Earlier this week, the Communist Party of China held its Third Plenary Session for the 18th National Congress, referred to as the Third Plenum. Due to precedent dating back to Deng Xiaoping, the Third Plenum is used as a platform for the leader to advance reforms for the coming decade, and consolidate power. In the case of Xi Jiping, the new leader of the People's Republic of China, he did not make any immediate announcements regarding reforms. But in a subsequent 22,000 word-document, Xi revealed several drastic social reforms. In particular, he seeks to end the use of forced labor "re-education" camps, and is relaxing the "One Child" policy, among other plans.
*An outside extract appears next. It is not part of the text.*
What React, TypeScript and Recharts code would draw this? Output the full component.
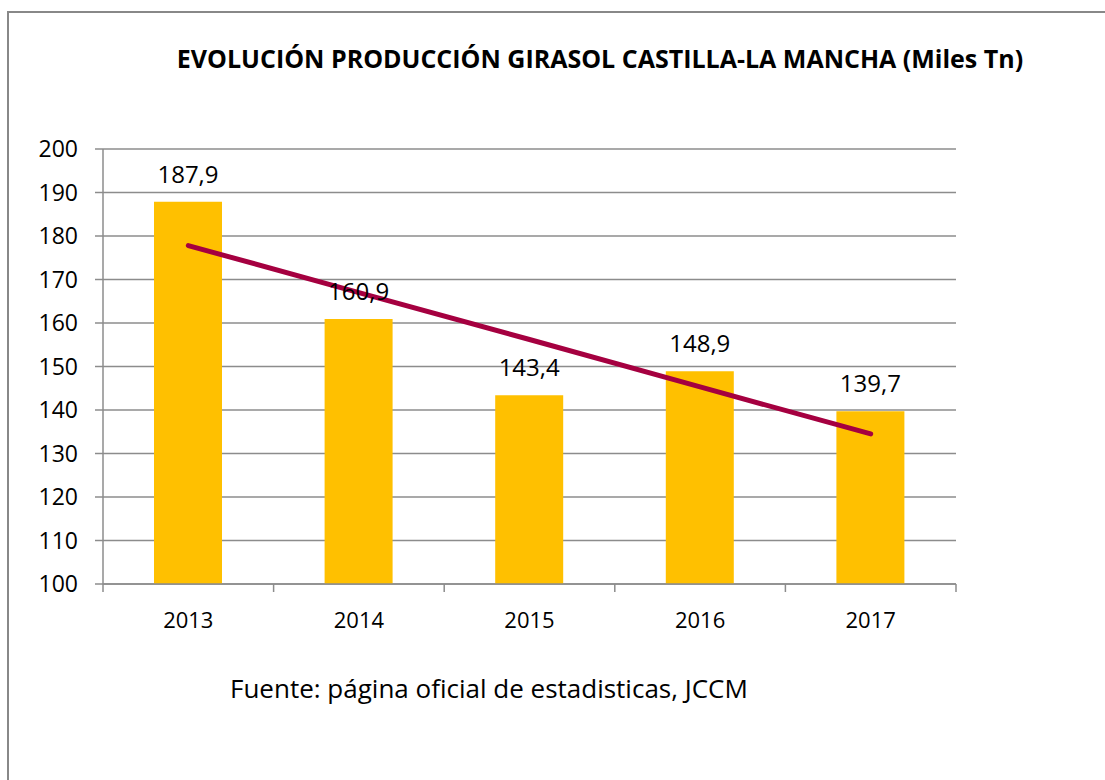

In the case of "re-education," the forced labor prison camps have been existence for nearly as long as the Communist Party has controlled China. Thousands of prison camps dot the landscape in the country. Re-education through labor camps, a variation of these prison camps, target criminals with minor offenses, and political and religious dissidents. Xi's first major move, as part of a reform for the entire forced labor prison system, would be to abolish the "re-education" camps outright. The reasons for this abolishment is a slight platitude to China's human rights critics, with the document saying it is part of "efforts to improve human rights and judicial practices."
The One Child Policy has been modified as well. In an attempt to deal with overpopulation, the CPC instigated a policy of families only having one child. Exceptions were made, such as for non-Han ethnic groups and rural villagers, but the policy covered about 80 to 90% of China's population. Now, to address the problem of treating the elderly who were born prior to the One Child Policy, as well as the massive imbalance of men over women, the CPC is allowing couples where only one of the partners lacks siblings would be okay to have more than one child.
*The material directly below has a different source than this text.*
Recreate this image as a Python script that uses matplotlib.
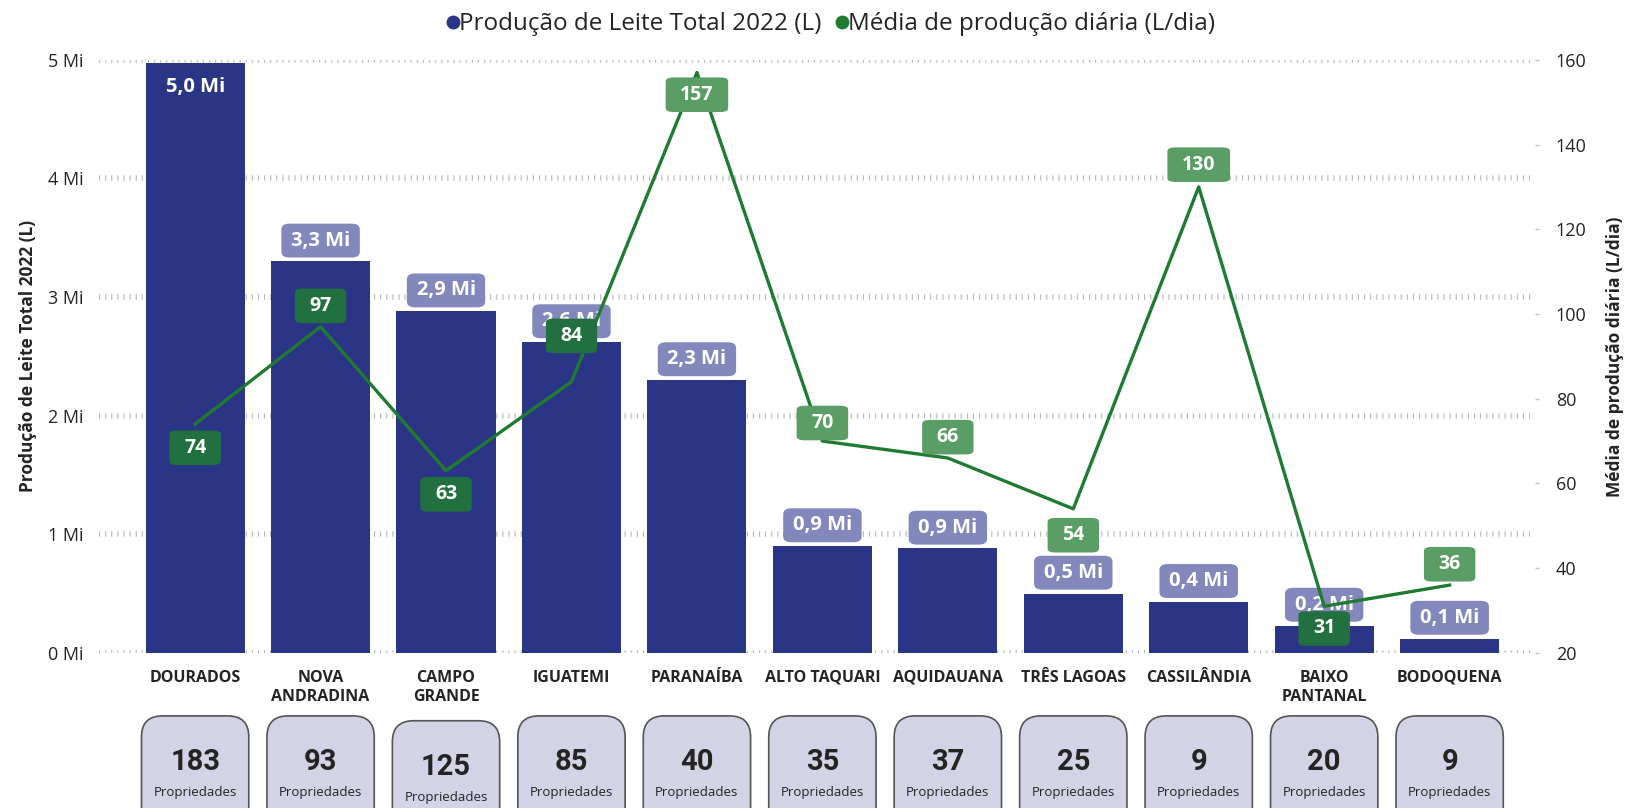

In addition to these social reforms, several economic reforms are making waves, as well. The document from the Third Plenum stated it seeks to open up the country to more foreign investment, and make China's currency, the yuan renminbi, freely convertible, putting it on a course to become a leading currency in the world. Farmer property rights, a major point of contention in much of rural China, would be expanded as well.
Xi's new policy reforms hint at what he envisions as part of his major policy platform, known as the "Chinese Dream." That this will lead to more real and democratic liberalization remains unlikely, due to the nature of the CPC. But still, it's an improvement.